Hello Everyone! I am new to the Jupyter landscape and am hoping to get some feedback on the best way to structure a notebook. I am in the early phases of my project and want to get this sorted out now while changing my structure is still manageable.
The simplified version of my project is as follows:
Pull a large dataset out of a pickle file and use it to populate dictionaries for dataset1 and dataset2
Do some manipulation and generate plots for dataset1
Do some manipulation and generate plots for dataset2
Currently I have three separate python files for populating the dictionaries, plotting dataset1 and plotting dataset2. I am planning on doing a lot more work with the data and will generate additional python files for each additional task.
My python files import each other (or more specifically the files dataset1 and dataset2 plotting import the dictionaries file) and I run each file in a notebook cell using the %run command. The problem is that I think this is basically a resource/time waste as the dictionary file is being run each time I run the scripts to generate my plots.
I could get around this by putting all of my python code directly into the notebook cells but the files are 400+ lines. I feel like this really clutters up the notebook, and makes editing the code much more tedious (versus using VScode to write the python files).

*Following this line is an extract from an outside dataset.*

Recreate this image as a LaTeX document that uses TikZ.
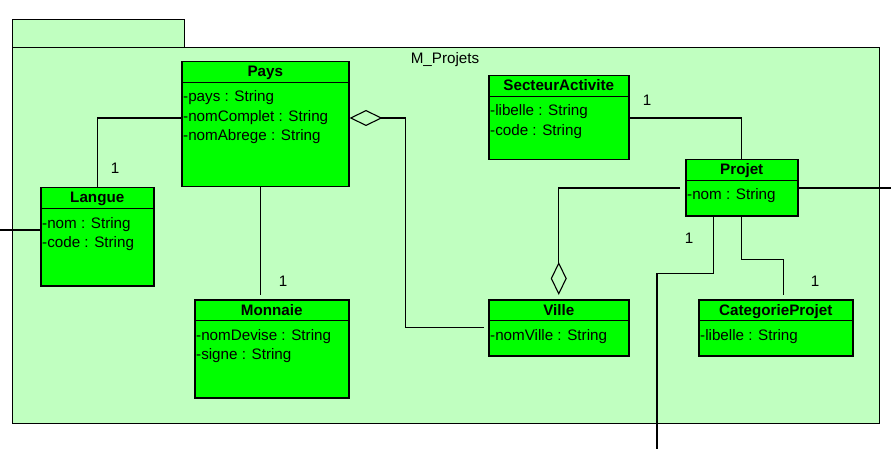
\documentclass[tikz,border=0pt]{standalone}
\usepackage{fontspec}
\setmainfont{Liberation Sans}
\usetikzlibrary{arrows.meta}
\definecolor{pkgfill}{RGB}{192,255,192}
\definecolor{clsfill}{RGB}{0,255,0}
\tikzset{
 pkg/.style={draw=black, fill=pkgfill, line width=1.2pt},
 cls/.style={draw=black, fill=clsfill, line width=1.5pt, inner sep=0pt, rectangle},
 sepline/.style={draw=black, line width=1.5pt},
 ttl/.style={font=\fontsize{15.2}{18}\selectfont\bfseries, inner sep=0pt, anchor=base},
 att/.style={font=\fontsize{15.2}{18}\selectfont, inner sep=0pt, anchor=base west},
 conn/.style={draw=black, line width=1.1pt},
 mult/.style={font=\fontsize{15.2}{18}\selectfont, inner sep=0pt},
 aggd/.tip={Diamond[open, length=33pt, width=16pt, line width=1.1pt]},
}
\newcommand\umlclass[7]{%
 \node[cls, minimum width=#4pt, minimum height=#5pt, anchor=north west] (#1) at (#2,#3) {};
 \draw[sepline] ([yshift=-21.5pt]#1.north west) -- ([yshift=-21.5pt]#1.north east);
 \node[ttl] (#1-t) at ([yshift=-16pt]#1.north) {#6};
 \foreach \a [count=\i] in {#7} {
   \node[att] (#1-a\i) at ([xshift=2pt, yshift={-21.5pt-19.5pt*\i}]#1.north west) {\a};
 }
}
\begin{document}
\begin{tikzpicture}[x=1pt, y=-1pt]
\useasboundingbox (0,0) rectangle (891,449);
% package
\node[pkg, minimum width=172pt, minimum height=28pt, anchor=north west, inner sep=0pt] (tab) at (12,19) {};
\node[pkg, minimum width=867pt, minimum height=376pt, anchor=north west, inner sep=0pt] (pkgbody) at (12,47) {};
\node[att, anchor=base] (pkgname) at (445,64) {M\_Projets};
% classes
\umlclass{pays}{181}{61}{167}{125}{Pays}{-pays : String, -nomComplet : String, -nomAbrege : String}
\umlclass{langue}{40}{187}{113}{98}{Langue}{-nom : String, -code : String}
\umlclass{monnaie}{194}{299}{154}{98}{Monnaie}{-nomDevise : String, -signe : String}
\umlclass{secteur}{488}{75}{140}{84}{SecteurActivite}{-libelle : String, -code : String}
\umlclass{projet}{685}{159}{112}{56}{Projet}{-nom : String}
\umlclass{ville}{488}{299}{140}{56}{Ville}{-nomVille : String}
\umlclass{categ}{698}{299}{154}{56}{CategorieProjet}{-libelle : String}
% free ends
\coordinate (lfree) at (0,230);
\coordinate (rfree) at (891,188);
\coordinate (bfree) at (657,449);
% connectors
\draw[conn] (langue.north) |- ([yshift=-57pt]pays.north west);
\draw[conn] ([yshift=-43pt]langue.north west) -- (lfree);
\draw[conn, shorten >=4pt] ([xshift=-4.5pt]pays.south) -- ([xshift=-11pt]monnaie.north);
\draw[conn, aggd-, shorten >=4pt] ([yshift=-57pt]pays.north east) -- ++(56,0) |- (ville.west);
\draw[conn] ([yshift=-43pt]secteur.north east) -| (projet.north);
\draw[conn, -aggd, shorten <=5pt, shorten >=4pt] ([yshift=-29pt]projet.north west) -| (ville.north);
\draw[conn] ([yshift=-29pt]projet.north east) -- (rfree);
\draw[conn] ([xshift=-28pt]projet.south) -- ++(0,57) -| (bfree);
\draw[conn, shorten >=4pt] (projet.south) -- ++(0,43) -| ([xshift=8pt]categ.north);
% multiplicities
\node[mult] (m1) at (115,168.5) {1};
\node[mult] (m2) at (283,281) {1};
\node[mult] (m3) at (647,100) {1};
\node[mult] (m4) at (689,238) {1};
\node[mult] (m5) at (815,281) {1};
\end{tikzpicture}
\end{document}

Does anyone have any advice on the best way to structure my notebook so that I can efficiently run large python scripts? The easiest way I’ve thought of is to simply write the code in VScode and copy/paste it into the Jupyter cells but that seems really clunky.

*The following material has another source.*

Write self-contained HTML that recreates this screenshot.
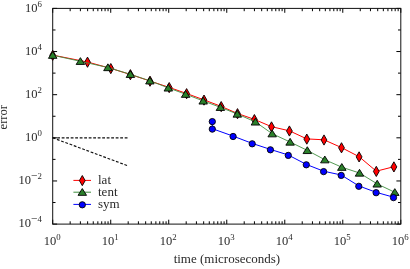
<!DOCTYPE html>
<html><head><meta charset="utf-8"><title>plot</title>
<style>html,body{margin:0;padding:0;background:#fff;width:410px;height:269px;overflow:hidden}</style></head>
<body>
<svg width="410" height="269" viewBox="0 0 410 269" style="position:absolute;left:0;top:0;font-family:'Liberation Serif',serif">
<rect x="0" y="0" width="410" height="269" fill="#fff"/>
<path d="M52.70 224.10v-4.4M52.70 8.40v4.4M70.16 224.10v-2.8M70.16 8.40v2.8M80.38 224.10v-2.8M80.38 8.40v2.8M87.63 224.10v-2.8M87.63 8.40v2.8M93.25 224.10v-2.8M93.25 8.40v2.8M97.85 224.10v-2.8M97.85 8.40v2.8M101.73 224.10v-2.8M101.73 8.40v2.8M105.09 224.10v-2.8M105.09 8.40v2.8M108.06 224.10v-2.8M108.06 8.40v2.8M110.72 224.10v-4.4M110.72 8.40v4.4M128.18 224.10v-2.8M128.18 8.40v2.8M138.40 224.10v-2.8M138.40 8.40v2.8M145.65 224.10v-2.8M145.65 8.40v2.8M151.27 224.10v-2.8M151.27 8.40v2.8M155.86 224.10v-2.8M155.86 8.40v2.8M159.75 224.10v-2.8M159.75 8.40v2.8M163.11 224.10v-2.8M163.11 8.40v2.8M166.08 224.10v-2.8M166.08 8.40v2.8M168.73 224.10v-4.4M168.73 8.40v4.4M186.20 224.10v-2.8M186.20 8.40v2.8M196.41 224.10v-2.8M196.41 8.40v2.8M203.66 224.10v-2.8M203.66 8.40v2.8M209.29 224.10v-2.8M209.29 8.40v2.8M213.88 224.10v-2.8M213.88 8.40v2.8M217.76 224.10v-2.8M217.76 8.40v2.8M221.13 224.10v-2.8M221.13 8.40v2.8M224.10 224.10v-2.8M224.10 8.40v2.8M226.75 224.10v-4.4M226.75 8.40v4.4M244.21 224.10v-2.8M244.21 8.40v2.8M254.43 224.10v-2.8M254.43 8.40v2.8M261.68 224.10v-2.8M261.68 8.40v2.8M267.30 224.10v-2.8M267.30 8.40v2.8M271.90 224.10v-2.8M271.90 8.40v2.8M275.78 224.10v-2.8M275.78 8.40v2.8M279.14 224.10v-2.8M279.14 8.40v2.8M282.11 224.10v-2.8M282.11 8.40v2.8M284.77 224.10v-4.4M284.77 8.40v4.4M302.23 224.10v-2.8M302.23 8.40v2.8M312.45 224.10v-2.8M312.45 8.40v2.8M319.70 224.10v-2.8M319.70 8.40v2.8M325.32 224.10v-2.8M325.32 8.40v2.8M329.91 224.10v-2.8M329.91 8.40v2.8M333.80 224.10v-2.8M333.80 8.40v2.8M337.16 224.10v-2.8M337.16 8.40v2.8M340.13 224.10v-2.8M340.13 8.40v2.8M342.78 224.10v-4.4M342.78 8.40v4.4M360.25 224.10v-2.8M360.25 8.40v2.8M370.46 224.10v-2.8M370.46 8.40v2.8M377.71 224.10v-2.8M377.71 8.40v2.8M383.34 224.10v-2.8M383.34 8.40v2.8M387.93 224.10v-2.8M387.93 8.40v2.8M391.81 224.10v-2.8M391.81 8.40v2.8M395.18 224.10v-2.8M395.18 8.40v2.8M398.15 224.10v-2.8M398.15 8.40v2.8M400.80 224.10v-4.4M400.80 8.40v4.4M52.70 224.10h4.4 M400.80 224.10h-4.4M52.70 202.53h2.8 M400.80 202.53h-2.8M52.70 180.96h4.4 M400.80 180.96h-4.4M52.70 159.39h2.8 M400.80 159.39h-2.8M52.70 137.82h4.4 M400.80 137.82h-4.4M52.70 116.25h2.8 M400.80 116.25h-2.8M52.70 94.68h4.4 M400.80 94.68h-4.4M52.70 73.11h2.8 M400.80 73.11h-2.8M52.70 51.54h4.4 M400.80 51.54h-4.4M52.70 29.97h2.8 M400.80 29.97h-2.8M52.70 8.40h4.4 M400.80 8.40h-4.4" stroke="#000" stroke-width="1" fill="none"/>
<rect x="52.7" y="8.4" width="348.1" height="215.7" fill="none" stroke="#111" stroke-width="1"/>
<g stroke="#111" stroke-width="1.15" stroke-dasharray="2.8 1.7" fill="none">
<line x1="52.7" y1="137.8" x2="128.2" y2="137.8"/>
<line x1="52.7" y1="137.8" x2="128.2" y2="165.9"/>
</g>
<polyline fill="none" stroke="#ff0000" stroke-width="1.0" points="52.7,55.1 87.5,62.0 110.8,68.4 130.4,74.5 150.0,81.0 169.2,87.4 186.6,93.5 204.0,99.9 221.2,106.4 237.5,113.5 254.4,119.4 271.5,126.7 289.4,130.8 306.8,138.9 324.0,139.8 341.5,147.6 359.1,156.7 376.3,171.2 393.9,166.7"/>
<path d="M52.70 50.20L55.60 55.30L52.70 60.40L49.80 55.30Z" fill="#ff0000" stroke="#000" stroke-width="0.9"/>
<path d="M87.50 57.10L90.40 62.20L87.50 67.30L84.60 62.20Z" fill="#ff0000" stroke="#000" stroke-width="0.9"/>
<path d="M110.80 63.50L113.70 68.60L110.80 73.70L107.90 68.60Z" fill="#ff0000" stroke="#000" stroke-width="0.9"/>
<path d="M130.40 69.60L133.30 74.70L130.40 79.80L127.50 74.70Z" fill="#ff0000" stroke="#000" stroke-width="0.9"/>
<path d="M150.00 76.10L152.90 81.20L150.00 86.30L147.10 81.20Z" fill="#ff0000" stroke="#000" stroke-width="0.9"/>
<path d="M169.20 82.50L172.10 87.60L169.20 92.70L166.30 87.60Z" fill="#ff0000" stroke="#000" stroke-width="0.9"/>
<path d="M186.60 88.60L189.50 93.70L186.60 98.80L183.70 93.70Z" fill="#ff0000" stroke="#000" stroke-width="0.9"/>
<path d="M204.00 95.00L206.90 100.10L204.00 105.20L201.10 100.10Z" fill="#ff0000" stroke="#000" stroke-width="0.9"/>
<path d="M221.20 101.50L224.10 106.60L221.20 111.70L218.30 106.60Z" fill="#ff0000" stroke="#000" stroke-width="0.9"/>
<path d="M237.50 108.60L240.40 113.70L237.50 118.80L234.60 113.70Z" fill="#ff0000" stroke="#000" stroke-width="0.9"/>
<path d="M254.40 114.50L257.30 119.60L254.40 124.70L251.50 119.60Z" fill="#ff0000" stroke="#000" stroke-width="0.9"/>
<path d="M271.50 121.80L274.40 126.90L271.50 132.00L268.60 126.90Z" fill="#ff0000" stroke="#000" stroke-width="0.9"/>
<path d="M289.40 125.90L292.30 131.00L289.40 136.10L286.50 131.00Z" fill="#ff0000" stroke="#000" stroke-width="0.9"/>
<path d="M306.80 134.00L309.70 139.10L306.80 144.20L303.90 139.10Z" fill="#ff0000" stroke="#000" stroke-width="0.9"/>
<path d="M324.00 134.90L326.90 140.00L324.00 145.10L321.10 140.00Z" fill="#ff0000" stroke="#000" stroke-width="0.9"/>
<path d="M341.50 142.70L344.40 147.80L341.50 152.90L338.60 147.80Z" fill="#ff0000" stroke="#000" stroke-width="0.9"/>
<path d="M359.10 151.80L362.00 156.90L359.10 162.00L356.20 156.90Z" fill="#ff0000" stroke="#000" stroke-width="0.9"/>
<path d="M376.30 166.30L379.20 171.40L376.30 176.50L373.40 171.40Z" fill="#ff0000" stroke="#000" stroke-width="0.9"/>
<path d="M393.90 161.80L396.80 166.90L393.90 172.00L391.00 166.90Z" fill="#ff0000" stroke="#000" stroke-width="0.9"/>
<polyline fill="none" stroke="#3f8f3f" stroke-width="0.9" points="52.7,55.2 80.4,61.3 107.9,67.5 130.4,74.3 149.9,80.8 168.3,87.9 185.6,94.2 203.2,100.9 220.4,107.3 237.3,114.0 255.4,121.9 272.2,133.7 290.1,142.0 307.3,150.4 324.8,159.7 341.8,167.2 359.5,173.0 377.2,183.9 394.8,192.3"/>
<path d="M52.70 51.55L56.95 58.35L48.45 58.35Z" fill="#2b802b" stroke="#000" stroke-width="0.9"/>
<path d="M80.40 57.65L84.65 64.45L76.15 64.45Z" fill="#2b802b" stroke="#000" stroke-width="0.9"/>
<path d="M107.90 63.85L112.15 70.65L103.65 70.65Z" fill="#2b802b" stroke="#000" stroke-width="0.9"/>
<path d="M130.40 70.65L134.65 77.45L126.15 77.45Z" fill="#2b802b" stroke="#000" stroke-width="0.9"/>
<path d="M149.90 77.15L154.15 83.95L145.65 83.95Z" fill="#2b802b" stroke="#000" stroke-width="0.9"/>
<path d="M168.30 84.25L172.55 91.05L164.05 91.05Z" fill="#2b802b" stroke="#000" stroke-width="0.9"/>
<path d="M185.60 90.55L189.85 97.35L181.35 97.35Z" fill="#2b802b" stroke="#000" stroke-width="0.9"/>
<path d="M203.20 97.25L207.45 104.05L198.95 104.05Z" fill="#2b802b" stroke="#000" stroke-width="0.9"/>
<path d="M220.40 103.65L224.65 110.45L216.15 110.45Z" fill="#2b802b" stroke="#000" stroke-width="0.9"/>
<path d="M237.30 110.35L241.55 117.15L233.05 117.15Z" fill="#2b802b" stroke="#000" stroke-width="0.9"/>
<path d="M255.40 118.25L259.65 125.05L251.15 125.05Z" fill="#2b802b" stroke="#000" stroke-width="0.9"/>
<path d="M272.20 130.05L276.45 136.85L267.95 136.85Z" fill="#2b802b" stroke="#000" stroke-width="0.9"/>
<path d="M290.10 138.35L294.35 145.15L285.85 145.15Z" fill="#2b802b" stroke="#000" stroke-width="0.9"/>
<path d="M307.30 146.75L311.55 153.55L303.05 153.55Z" fill="#2b802b" stroke="#000" stroke-width="0.9"/>
<path d="M324.80 156.05L329.05 162.85L320.55 162.85Z" fill="#2b802b" stroke="#000" stroke-width="0.9"/>
<path d="M341.80 163.55L346.05 170.35L337.55 170.35Z" fill="#2b802b" stroke="#000" stroke-width="0.9"/>
<path d="M359.50 169.35L363.75 176.15L355.25 176.15Z" fill="#2b802b" stroke="#000" stroke-width="0.9"/>
<path d="M377.20 180.25L381.45 187.05L372.95 187.05Z" fill="#2b802b" stroke="#000" stroke-width="0.9"/>
<path d="M394.80 188.65L399.05 195.45L390.55 195.45Z" fill="#2b802b" stroke="#000" stroke-width="0.9"/>
<polyline fill="none" stroke="#0000ff" stroke-width="1.0" points="212.3,121.2 212.3,128.7 233.1,136.1 252.2,143.4 270.4,149.4 288.3,155.0 306.3,164.4 323.6,171.2 341.2,175.0 358.8,185.9 376.1,192.3 393.5,197.2"/>
<circle cx="212.30" cy="121.60" r="3.15" fill="#0000ff" stroke="#000" stroke-width="0.9"/>
<circle cx="212.30" cy="129.10" r="3.15" fill="#0000ff" stroke="#000" stroke-width="0.9"/>
<circle cx="233.10" cy="136.50" r="3.15" fill="#0000ff" stroke="#000" stroke-width="0.9"/>
<circle cx="252.20" cy="143.80" r="3.15" fill="#0000ff" stroke="#000" stroke-width="0.9"/>
<circle cx="270.40" cy="149.80" r="3.15" fill="#0000ff" stroke="#000" stroke-width="0.9"/>
<circle cx="288.30" cy="155.40" r="3.15" fill="#0000ff" stroke="#000" stroke-width="0.9"/>
<circle cx="306.30" cy="164.80" r="3.15" fill="#0000ff" stroke="#000" stroke-width="0.9"/>
<circle cx="323.60" cy="171.60" r="3.15" fill="#0000ff" stroke="#000" stroke-width="0.9"/>
<circle cx="341.20" cy="175.40" r="3.15" fill="#0000ff" stroke="#000" stroke-width="0.9"/>
<circle cx="358.80" cy="186.30" r="3.15" fill="#0000ff" stroke="#000" stroke-width="0.9"/>
<circle cx="376.10" cy="192.70" r="3.15" fill="#0000ff" stroke="#000" stroke-width="0.9"/>
<circle cx="393.50" cy="197.60" r="3.15" fill="#0000ff" stroke="#000" stroke-width="0.9"/>
<line x1="73.4" y1="180.4" x2="91" y2="180.4" stroke="#ff0000" stroke-width="1"/>
<path d="M82.30 175.50L85.20 180.60L82.30 185.70L79.40 180.60Z" fill="#ff0000" stroke="#000" stroke-width="0.9"/>
<line x1="73.4" y1="192.2" x2="91" y2="192.2" stroke="#3f8f3f" stroke-width="1"/>
<path d="M82.30 188.55L86.55 195.35L78.05 195.35Z" fill="#2b802b" stroke="#000" stroke-width="0.9"/>
<line x1="73.4" y1="204.4" x2="91" y2="204.4" stroke="#0000ff" stroke-width="1"/>
<circle cx="82.30" cy="204.80" r="3.15" fill="#0000ff" stroke="#000" stroke-width="0.9"/>
<g style="filter:grayscale(1)" fill="#2a2a2a">
<text x="98" y="183.6" font-size="13">lat</text>
<text x="98" y="195.7" font-size="13">tent</text>
<text x="98" y="207.6" font-size="13">sym</text>
<text x="41.9" y="226.6" font-size="12.5" text-anchor="end">10<tspan font-size="11.5" dy="-4.4">−</tspan><tspan font-size="8.8" dy="-0.7">4</tspan></text>
<text x="41.9" y="183.7" font-size="12.5" text-anchor="end">10<tspan font-size="11.5" dy="-4.4">−</tspan><tspan font-size="8.8" dy="-0.7">2</tspan></text>
<text x="41.9" y="140.8" font-size="12.5" text-anchor="end">10<tspan font-size="8.8" dy="-5.1">0</tspan></text>
<text x="41.9" y="97.9" font-size="12.5" text-anchor="end">10<tspan font-size="8.8" dy="-5.1">2</tspan></text>
<text x="41.9" y="55.0" font-size="12.5" text-anchor="end">10<tspan font-size="8.8" dy="-5.1">4</tspan></text>
<text x="41.9" y="12.1" font-size="12.5" text-anchor="end">10<tspan font-size="8.8" dy="-5.1">6</tspan></text>
<text x="52.1" y="245.1" font-size="12.5" text-anchor="middle">10<tspan font-size="8.8" dy="-5.1">0</tspan></text>
<text x="110.1" y="245.1" font-size="12.5" text-anchor="middle">10<tspan font-size="8.8" dy="-5.1">1</tspan></text>
<text x="168.1" y="245.1" font-size="12.5" text-anchor="middle">10<tspan font-size="8.8" dy="-5.1">2</tspan></text>
<text x="226.2" y="245.1" font-size="12.5" text-anchor="middle">10<tspan font-size="8.8" dy="-5.1">3</tspan></text>
<text x="284.2" y="245.1" font-size="12.5" text-anchor="middle">10<tspan font-size="8.8" dy="-5.1">4</tspan></text>
<text x="342.2" y="245.1" font-size="12.5" text-anchor="middle">10<tspan font-size="8.8" dy="-5.1">5</tspan></text>
<text x="400.2" y="245.1" font-size="12.5" text-anchor="middle">10<tspan font-size="8.8" dy="-5.1">6</tspan></text>
<text x="226.9" y="263.2" font-size="13" text-anchor="middle">time (microseconds)</text>
<text transform="translate(7.1,117.2) rotate(-90)" font-size="12.6" text-anchor="middle">error</text>
</g>
</svg>
</body></html>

You may be able to adapt your scripts to store or pickle your dictionaries. And then check if a file with such data stored is present and read it in before making it again. Not everything can be serialized but there is level of options. I usually give the file I’m going to check for a text name where there’s a part that is unique to that type of data and then a part specific to that run, such as date/time stamp. That’s how I can check if a file containing the part unique to the type of data present and if it isn’t, go ahead make one.
As for keeping things together. Sometimes some scripts get used in multiple projects, or may eventually, and so it doesn’t make sense to just have them in a single project folder. If you can store your scripts in a central repository like GitHub that can make things easier. While you may not want to make your notebook and results available during development, sometimes the scripts themselves don’t really offer much to anyone finding them. That way you can have your data and notebooks local and then build in fetching the scripts if they aren’t already present in your working directory.
And because of the development of your scripts and possibility to use them multiple times, it makes more sense not to build them into your notebook. You can also import functions and scripts without using %run, too. However, you have more ability to scale the more you have scripts with the code vs. a bloated notebook.
The other thing to bear in mind is that there’s tools like snakemake that allow you to make workflows/pipelines that let you run notebooks and make notebooks if you want. As you are new, it’s probably something to just keep in mind for now. One of the features of snakemake is that if some of your data gets changed you can re-run the pipeline and only the pertinent code for the new data to make pertinent results/reports/analysis will get re-run. It depends on making things modular as best you can and probably best done after you tried a few without it as you don’t need the addition of learning new tech as you work out how you like to work and build your analyses.
There’s also ways to run your notebook from the command line that are good for these types of multi-step notebook runs. Jupytext is my go-to for that usually.